Von Milton Friedman ist der Satz überliefert, wonach das Geschäft eines jeden Unternehmens das Geschäftemachen sei :„The business of business is business“. Friedman, ganz Ökonom, wollte damit ausdrücken, dass Unternehmen der Gesellschaft schon den größten Nutzen brächten, wenn sie ihre Gewinne maximieren.

Doch gilt das noch, seit sogar Larry Fink, Chef und Gründer von Blackrock, des größten Vermögensverwalters der Welt, im vergangenen Jahr vehement widersprach: „Jedes Unternehmen muss nicht nur finanzielle Leistung bringen, sondern auch zeigen, dass es einen positiven Beitrag zur Gesellschaft leistet“, schrieb Fink an die Chefs von Firmen, an denen Blackrock Anteile hält. 

Wie können Unternehmen diesen Nachweis erbringen? Und bleiben sie dabei immer ehrlich? Diesen Fragen ist Jerome Antonio in seiner Masterarbeit an der Munich Business School nachgegangen. Damit hat er es ins Finale des Supermaster-Wettbewerbs geschafft. 

Jerome Antonio Quelle: Privat

Die Arbeitsthese seiner Arbeit basiert für Jerome Antonio auf folgender Überlegung: Als nachhaltiges Wirtschaften wichtiger wurde, gaben sich viele Unternehmen einen grünen Anstrich, ohne ihre Geschäftsprozess wirklich ökologisch zu gestalten.
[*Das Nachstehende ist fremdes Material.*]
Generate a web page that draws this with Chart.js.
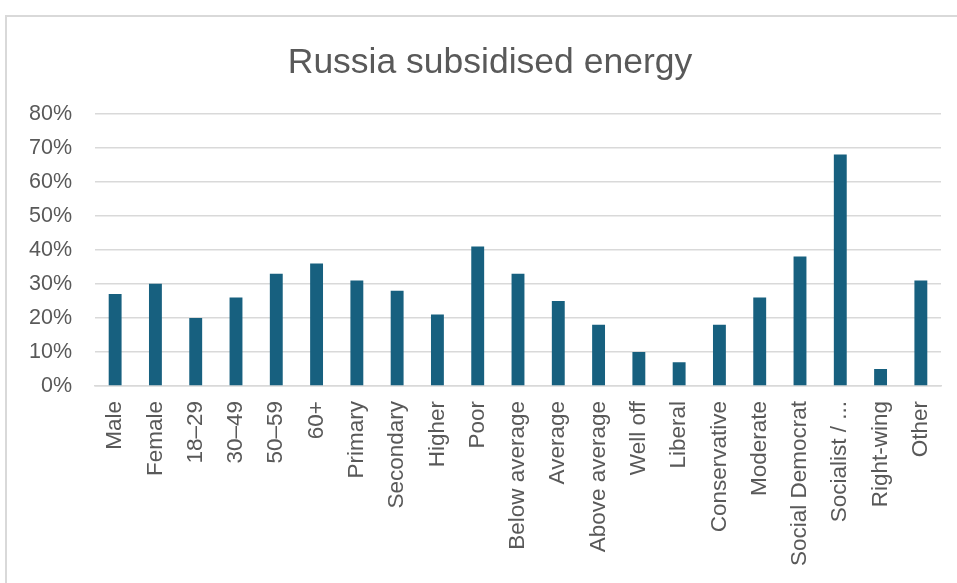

Analog zu diesem so genannten Greenwashing vermutet Antonio, dass Firmen Purpose Washing betreiben. Das hieße, sie kommunizieren ihren Daseinszweck auf irreführende Weise, um ein positives Image zu erzeugen - ohne die dazu passenden Taten folgen zu lassen. Da der Purpose von Unternehmen erst seit kurzem erforscht wird, fand Antonio kein fertiges wissenschaftliches Gerüst, auf dem er seine Analyse aufbauen konnte. „Ich hatte die Herausforderung, aber auch die Möglichkeit, die Grundlage für etwas Neues zu legen“, sagt der Volkswirt.

Der Markt regelt nicht alles

Zunächst überlegte sich Antonio Methoden des Purpose Washing in Anlehnung an bekannte Strategien des Greenwashing. Dann untersuchte er die Jahresberichte und andere offizielle Verlautbarungen der 30 Unternehmen, die im deutschen Aktienindex Dax gelistet sind - mit dem Ziel, irreführende Kommunikation zum Betriebszweck aufzudecken. Schließlich verglich Antonio auch den Aktienkurse in Abhängigkeit der Purpose-Kommunikation. 

Die Ergebnisse bestätigen seine erste Vermutung: Die Hälfte der Unternehmen kommunizierte einen übergeordneten Sinn. Insgesamt fand Antonio dazu 127 Inhaltsabschnitte in den von ihm untersuchten Berichten. Deren Qualität variierte jedoch stark. Fünf Unternehmen nutzten Strategien des Purpose Washings, in dem sie die Sicherheit und Effektivität ihrer Produkte zu positiv zeichneten und die von ihnen verursachten Umweltschäden herunterspielten. Diese Strategie zahlte sich zumindest am Aktienmarkt nicht aus: Der Marktwert von Unternehmen, die sich an Purpose Washing beteiligten, stieg sogar weniger stark als der von Unternehmen, die ihren gar nicht erst thematisierten. Konzerne, die ihren Sinn ohne Übertreibung darstellten, schnitten am besten ab.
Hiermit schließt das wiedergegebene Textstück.